→ **Stored data**:
*****

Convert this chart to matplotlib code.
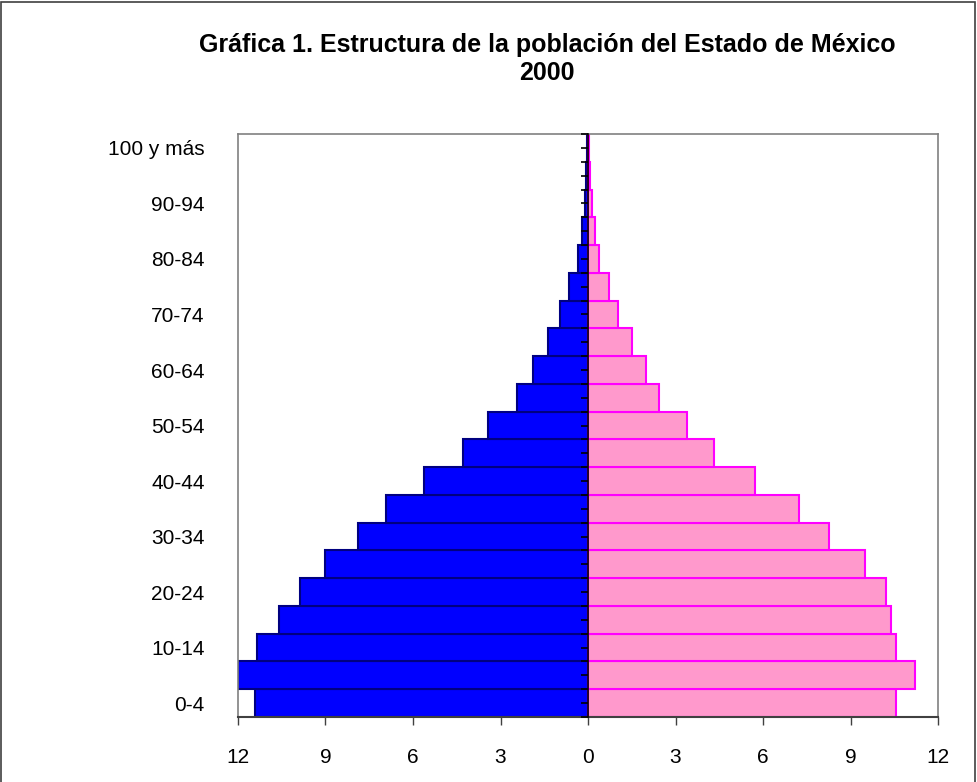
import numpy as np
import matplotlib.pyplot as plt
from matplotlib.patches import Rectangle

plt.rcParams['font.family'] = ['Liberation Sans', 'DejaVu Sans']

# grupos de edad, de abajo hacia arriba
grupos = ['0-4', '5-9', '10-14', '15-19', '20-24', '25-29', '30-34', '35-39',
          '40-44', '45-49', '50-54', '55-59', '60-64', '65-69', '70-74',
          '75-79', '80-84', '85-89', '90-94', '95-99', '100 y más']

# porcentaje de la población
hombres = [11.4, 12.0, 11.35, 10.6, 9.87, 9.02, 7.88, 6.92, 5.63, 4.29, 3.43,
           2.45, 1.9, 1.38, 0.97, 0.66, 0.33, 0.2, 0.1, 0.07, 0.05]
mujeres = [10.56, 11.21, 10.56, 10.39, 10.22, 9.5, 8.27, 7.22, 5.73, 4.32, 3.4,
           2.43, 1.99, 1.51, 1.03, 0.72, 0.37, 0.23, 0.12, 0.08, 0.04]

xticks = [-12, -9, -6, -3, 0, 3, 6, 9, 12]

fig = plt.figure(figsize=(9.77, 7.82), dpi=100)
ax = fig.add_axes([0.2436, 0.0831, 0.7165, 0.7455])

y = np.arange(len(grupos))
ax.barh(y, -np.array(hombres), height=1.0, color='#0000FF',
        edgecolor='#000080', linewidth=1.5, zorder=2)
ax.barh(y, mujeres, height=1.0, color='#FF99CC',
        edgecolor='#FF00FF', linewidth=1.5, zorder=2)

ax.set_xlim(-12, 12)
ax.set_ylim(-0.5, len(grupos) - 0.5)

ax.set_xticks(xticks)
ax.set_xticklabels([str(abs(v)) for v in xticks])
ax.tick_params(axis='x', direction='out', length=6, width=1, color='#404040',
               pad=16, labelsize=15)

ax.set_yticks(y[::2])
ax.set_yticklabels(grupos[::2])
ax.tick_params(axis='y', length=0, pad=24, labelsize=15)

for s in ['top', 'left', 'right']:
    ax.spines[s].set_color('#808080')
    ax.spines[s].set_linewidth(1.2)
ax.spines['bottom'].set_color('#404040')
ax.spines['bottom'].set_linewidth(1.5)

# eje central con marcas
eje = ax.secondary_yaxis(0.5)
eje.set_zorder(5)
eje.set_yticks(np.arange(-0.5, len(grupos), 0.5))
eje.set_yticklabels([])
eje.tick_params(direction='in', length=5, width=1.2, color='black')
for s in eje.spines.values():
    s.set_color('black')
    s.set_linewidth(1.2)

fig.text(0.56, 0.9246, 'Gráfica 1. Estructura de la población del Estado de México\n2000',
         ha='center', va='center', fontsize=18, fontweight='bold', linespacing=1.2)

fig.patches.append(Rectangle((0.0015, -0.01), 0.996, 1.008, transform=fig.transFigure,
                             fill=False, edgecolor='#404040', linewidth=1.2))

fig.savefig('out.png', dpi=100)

*****

→ **Exercise goal**: Pictures stay out. Repeat only the lines from the beginning of the data through the line that has "xticks = [-12, -9, -6, -3, 0, 3, 6, 9, 12]".

→ **Answer to the exercise**:
Convert this chart to matplotlib code.
import numpy as np
import matplotlib.pyplot as plt
from matplotlib.patches import Rectangle

plt.rcParams['font.family'] = ['Liberation Sans', 'DejaVu Sans']

# grupos de edad, de abajo hacia arriba
grupos = ['0-4', '5-9', '10-14', '15-19', '20-24', '25-29', '30-34', '35-39',
          '40-44', '45-49', '50-54', '55-59', '60-64', '65-69', '70-74',
          '75-79', '80-84', '85-89', '90-94', '95-99', '100 y más']

# porcentaje de la población
hombres = [11.4, 12.0, 11.35, 10.6, 9.87, 9.02, 7.88, 6.92, 5.63, 4.29, 3.43,
           2.45, 1.9, 1.38, 0.97, 0.66, 0.33, 0.2, 0.1, 0.07, 0.05]
mujeres = [10.56, 11.21, 10.56, 10.39, 10.22, 9.5, 8.27, 7.22, 5.73, 4.32, 3.4,
           2.43, 1.99, 1.51, 1.03, 0.72, 0.37, 0.23, 0.12, 0.08, 0.04]

xticks = [-12, -9, -6, -3, 0, 3, 6, 9, 12]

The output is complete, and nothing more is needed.